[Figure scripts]
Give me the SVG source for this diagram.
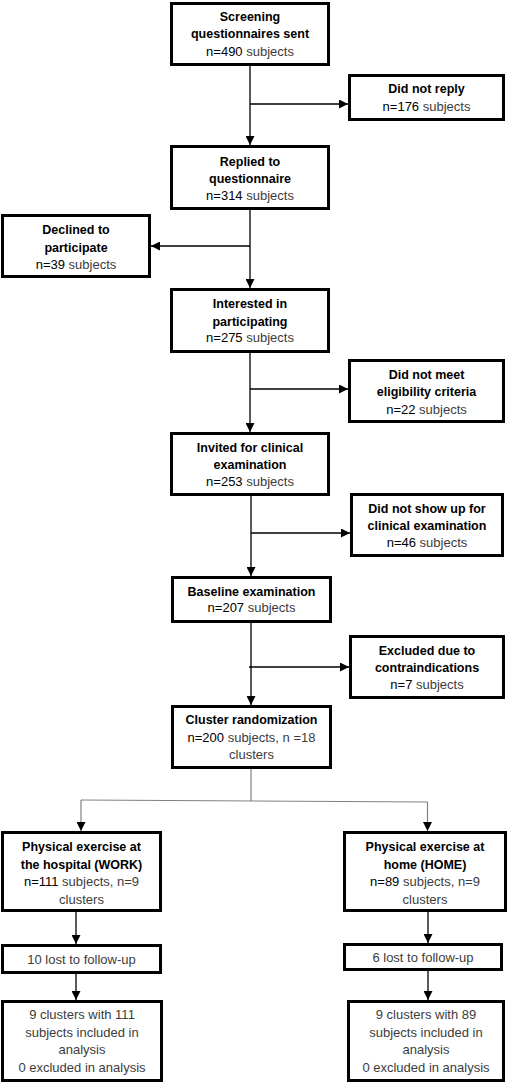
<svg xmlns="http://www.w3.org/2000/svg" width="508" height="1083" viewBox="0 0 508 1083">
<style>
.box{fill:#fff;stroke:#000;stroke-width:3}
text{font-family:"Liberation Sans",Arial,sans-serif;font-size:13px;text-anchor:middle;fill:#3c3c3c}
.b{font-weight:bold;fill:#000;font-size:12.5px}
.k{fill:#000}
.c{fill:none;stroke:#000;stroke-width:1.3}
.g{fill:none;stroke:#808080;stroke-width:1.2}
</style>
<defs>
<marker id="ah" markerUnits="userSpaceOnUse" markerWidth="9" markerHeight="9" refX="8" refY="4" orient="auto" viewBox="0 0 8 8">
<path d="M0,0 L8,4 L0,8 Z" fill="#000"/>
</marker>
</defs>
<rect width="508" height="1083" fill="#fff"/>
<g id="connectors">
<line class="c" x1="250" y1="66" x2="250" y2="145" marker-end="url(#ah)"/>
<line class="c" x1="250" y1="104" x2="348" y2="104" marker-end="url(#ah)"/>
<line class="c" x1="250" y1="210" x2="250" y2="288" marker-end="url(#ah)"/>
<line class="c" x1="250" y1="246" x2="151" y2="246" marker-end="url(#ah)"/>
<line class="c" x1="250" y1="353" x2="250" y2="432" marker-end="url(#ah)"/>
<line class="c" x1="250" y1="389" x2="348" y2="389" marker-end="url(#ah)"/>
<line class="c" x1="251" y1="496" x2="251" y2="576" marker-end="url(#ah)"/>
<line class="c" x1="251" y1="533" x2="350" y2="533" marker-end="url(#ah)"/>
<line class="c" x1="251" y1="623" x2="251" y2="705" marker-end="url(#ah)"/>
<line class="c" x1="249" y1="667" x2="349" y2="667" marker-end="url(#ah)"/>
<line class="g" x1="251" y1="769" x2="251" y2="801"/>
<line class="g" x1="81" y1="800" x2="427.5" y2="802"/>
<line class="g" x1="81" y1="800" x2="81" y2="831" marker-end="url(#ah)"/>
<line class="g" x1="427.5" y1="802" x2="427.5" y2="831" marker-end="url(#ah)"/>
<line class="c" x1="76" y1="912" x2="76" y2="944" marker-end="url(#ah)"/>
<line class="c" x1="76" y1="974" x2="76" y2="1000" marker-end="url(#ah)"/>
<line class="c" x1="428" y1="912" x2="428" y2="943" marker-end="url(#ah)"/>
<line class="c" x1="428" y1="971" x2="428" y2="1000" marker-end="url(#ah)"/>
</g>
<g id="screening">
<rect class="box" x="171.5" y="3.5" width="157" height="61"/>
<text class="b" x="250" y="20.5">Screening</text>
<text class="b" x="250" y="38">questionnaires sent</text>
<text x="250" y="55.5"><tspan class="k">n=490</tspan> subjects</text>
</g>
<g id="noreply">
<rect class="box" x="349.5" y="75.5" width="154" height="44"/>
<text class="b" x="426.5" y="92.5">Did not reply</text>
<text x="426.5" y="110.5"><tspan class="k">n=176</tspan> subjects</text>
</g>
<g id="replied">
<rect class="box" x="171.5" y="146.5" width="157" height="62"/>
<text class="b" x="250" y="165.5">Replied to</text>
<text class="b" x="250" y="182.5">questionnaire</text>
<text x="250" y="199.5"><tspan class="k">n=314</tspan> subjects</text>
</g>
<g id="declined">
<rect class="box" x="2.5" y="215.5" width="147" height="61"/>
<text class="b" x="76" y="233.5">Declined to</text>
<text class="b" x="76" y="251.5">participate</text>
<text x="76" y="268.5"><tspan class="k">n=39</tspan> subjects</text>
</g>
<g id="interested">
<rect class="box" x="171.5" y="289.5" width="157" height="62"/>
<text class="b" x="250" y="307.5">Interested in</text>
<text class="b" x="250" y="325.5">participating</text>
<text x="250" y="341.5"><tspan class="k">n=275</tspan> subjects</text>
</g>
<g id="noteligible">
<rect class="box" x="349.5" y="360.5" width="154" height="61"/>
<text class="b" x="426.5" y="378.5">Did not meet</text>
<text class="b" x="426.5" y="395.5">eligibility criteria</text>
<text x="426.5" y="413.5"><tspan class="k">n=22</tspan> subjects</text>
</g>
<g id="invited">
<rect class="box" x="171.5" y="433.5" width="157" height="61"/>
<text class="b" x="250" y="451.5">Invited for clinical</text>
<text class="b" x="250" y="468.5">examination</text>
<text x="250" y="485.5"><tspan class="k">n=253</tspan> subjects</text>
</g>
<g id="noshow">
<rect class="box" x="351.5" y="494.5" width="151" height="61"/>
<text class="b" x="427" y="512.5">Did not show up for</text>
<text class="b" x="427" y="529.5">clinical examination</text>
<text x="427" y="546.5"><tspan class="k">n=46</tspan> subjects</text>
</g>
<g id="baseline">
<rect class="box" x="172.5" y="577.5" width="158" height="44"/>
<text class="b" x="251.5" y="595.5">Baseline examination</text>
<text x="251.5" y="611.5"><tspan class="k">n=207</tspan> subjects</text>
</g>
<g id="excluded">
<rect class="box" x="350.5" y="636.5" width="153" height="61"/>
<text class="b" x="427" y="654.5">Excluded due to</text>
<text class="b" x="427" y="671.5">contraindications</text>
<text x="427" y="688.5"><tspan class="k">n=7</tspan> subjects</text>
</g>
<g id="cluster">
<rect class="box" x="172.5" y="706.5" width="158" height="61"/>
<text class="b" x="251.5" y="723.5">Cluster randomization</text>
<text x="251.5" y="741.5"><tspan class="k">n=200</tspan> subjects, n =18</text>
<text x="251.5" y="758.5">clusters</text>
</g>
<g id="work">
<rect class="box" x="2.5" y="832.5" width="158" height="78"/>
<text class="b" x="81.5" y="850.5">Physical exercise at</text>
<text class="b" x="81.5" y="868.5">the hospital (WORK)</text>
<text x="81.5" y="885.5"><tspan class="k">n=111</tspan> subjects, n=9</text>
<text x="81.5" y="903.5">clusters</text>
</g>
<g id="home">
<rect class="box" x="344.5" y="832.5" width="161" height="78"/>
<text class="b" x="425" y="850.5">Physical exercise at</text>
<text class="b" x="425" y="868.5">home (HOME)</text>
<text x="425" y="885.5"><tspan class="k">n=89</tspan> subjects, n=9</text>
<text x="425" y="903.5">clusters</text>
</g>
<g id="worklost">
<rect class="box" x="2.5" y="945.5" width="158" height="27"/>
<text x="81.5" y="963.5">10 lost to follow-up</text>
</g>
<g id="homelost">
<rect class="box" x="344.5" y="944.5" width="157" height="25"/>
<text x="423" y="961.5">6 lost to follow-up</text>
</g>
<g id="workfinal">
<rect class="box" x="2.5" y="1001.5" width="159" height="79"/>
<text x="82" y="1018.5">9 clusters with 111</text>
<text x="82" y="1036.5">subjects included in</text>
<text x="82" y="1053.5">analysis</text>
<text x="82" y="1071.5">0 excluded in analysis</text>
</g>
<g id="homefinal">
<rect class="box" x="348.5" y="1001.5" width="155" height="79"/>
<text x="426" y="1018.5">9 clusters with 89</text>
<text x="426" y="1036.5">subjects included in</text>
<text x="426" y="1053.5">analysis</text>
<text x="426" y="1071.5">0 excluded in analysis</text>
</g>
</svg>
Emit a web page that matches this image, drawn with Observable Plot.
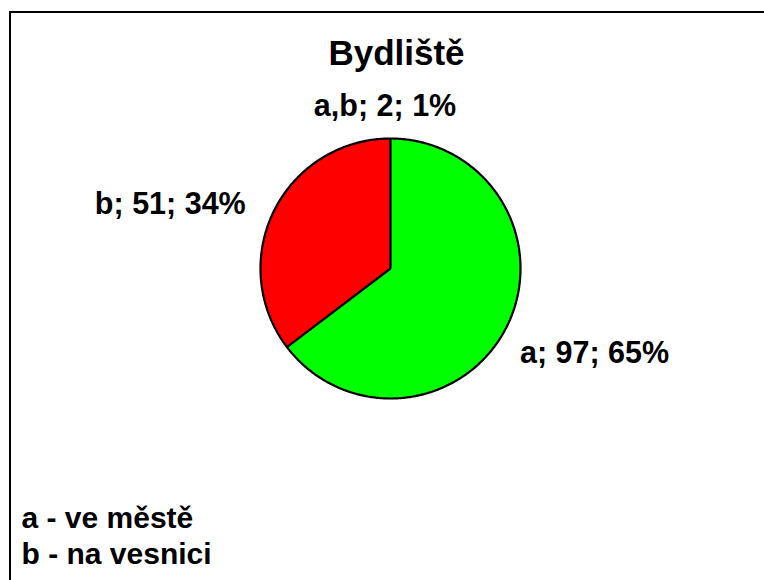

▸ Set task
Which lines in the data above contain "with"? Show each one.

▸ Complete answer
<text x="82" y="1018.5">9 clusters with 111</text>
<text x="426" y="1018.5">9 clusters with 89</text>
Emit a web page that matches this image, drawn with Observable Plot.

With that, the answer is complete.